I've seen developers write with frustration about "kitchen-sink" games that try to include everything, citing Deus Ex and Bloodlines as examples, and that's always sad to me because those are the best games.
posted by Pope Guilty at 1:55 PM on February 9, 2013


Intervention Recipes: Velvet Strike
posted by jcruelty at 6:30 PM on February 9, 2013


I've seen developers write with frustration about "kitchen-sink" games that try to include everything, citing Deus Ex and Bloodlines as examples, and that's always sad to me because those are the best games.
posted by Pope Guilty at 8:55 AM on 2/10


Those are the exceptions, though. As a counterpoint, I'm playing RAGE. The shooting is as good as iD can make it - refined, crunchy, tense explosions of violence. But surrounding that core is a shell of bullshit plot, over priced voice acting, dated RPG elements and Mario Kart. If you have a fun mechanic, just let me do it over and over. Gears of War got that right. So do most iPhone games.
posted by Charlemagne In Sweatpants at 7:23 PM on February 9, 2013


RAGE isn't a kitchen sink, though, it's a pretty straightforward FPS, unless I'm horribly mistaken.
posted by Pope Guilty at 3:46 AM on February 10, 2013


It's a kitchen sink in the sense of throwing in every disparate gameplay element they can think of, but there's also a concerted effort to make you use all of them according to the developer's plan.
posted by Holy Zarquon's Singing Fish at 4:52 AM on February 10, 2013 [1 favorite]

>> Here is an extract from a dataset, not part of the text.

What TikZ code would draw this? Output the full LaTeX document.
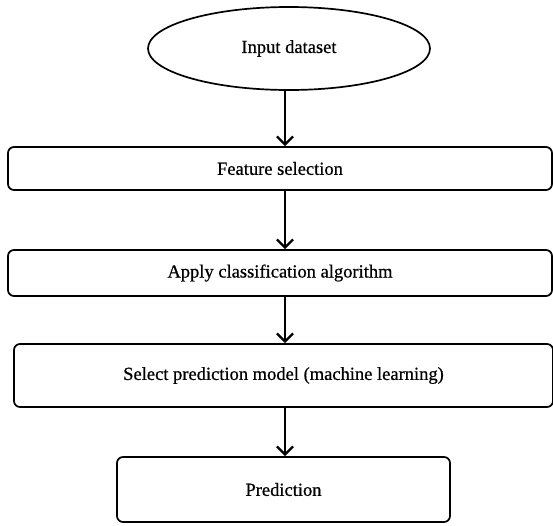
\documentclass[tikz,border=0pt]{standalone}
\usepackage{fontspec}
\setmainfont[FakeBold=0.6]{Liberation Serif}
\usetikzlibrary{arrows.meta,shapes.geometric}

\begin{document}
\begin{tikzpicture}[
  x=1pt, y=-1pt,
  font=\fontsize{18.5}{21}\selectfont,
  >={Straight Barb[length=8pt,width=16pt,line width=2.4pt]},
  stepbox/.style={draw=black, line width=1.7pt, rounded corners=6pt,
                  fill=white, align=center, inner sep=0pt},
  startnode/.style={ellipse, draw=black, line width=1.7pt, fill=white,
                    inner sep=0pt},
  flow/.style={->, line width=1.9pt, black},
]
\useasboundingbox (0,0) rectangle (553,525);

%% -- Nodes ------------------------------------------------------------------
\node[startnode, minimum width=282pt, minimum height=83pt] (input) at (289,48.5) {Input dataset};
\node[stepbox, minimum width=544pt, minimum height=43pt] (feat) at (280,168.5) {Feature selection};
\node[stepbox, minimum width=544pt, minimum height=46pt] (apply) at (280,273) {Apply classification algorithm};
\node[stepbox, minimum width=539pt, minimum height=63pt] (model) at (283.5,375.5) {Select prediction model (machine learning)};
\node[stepbox, minimum width=333pt, minimum height=65pt] (pred) at (283.5,489.5) {Prediction};

%% -- Flow arrows, all on one vertical axis -----------------------------------
\coordinate (axis) at (285,0);
\draw[flow] (input.south -| axis) -- (feat.north -| axis);
\draw[flow] (feat.south -| axis)  -- (apply.north -| axis);
\draw[flow] (apply.south -| axis) -- (model.north -| axis);
\draw[flow] (model.south -| axis) -- (pred.north -| axis);

\end{tikzpicture}
\end{document}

Coming way late to this thread, but one of the reasons that people get bored while NPC's talk to you is that in real life, a conversation is not: I talk, then you talk, then I talk. While you're having a conversation in real life, you don't just sit there like a mannequin. You're doing all kinds of little things to let you conversational partner know that you're attending, you're saying 'yeah, uh huh', and making facial expressions, possibly hand gestures, possibly interrupting, and so on. When you take the ability (and the necessity) to do that away, you're kind of forcing people out of the 'conversational' mode, and they start getting anxious and bored.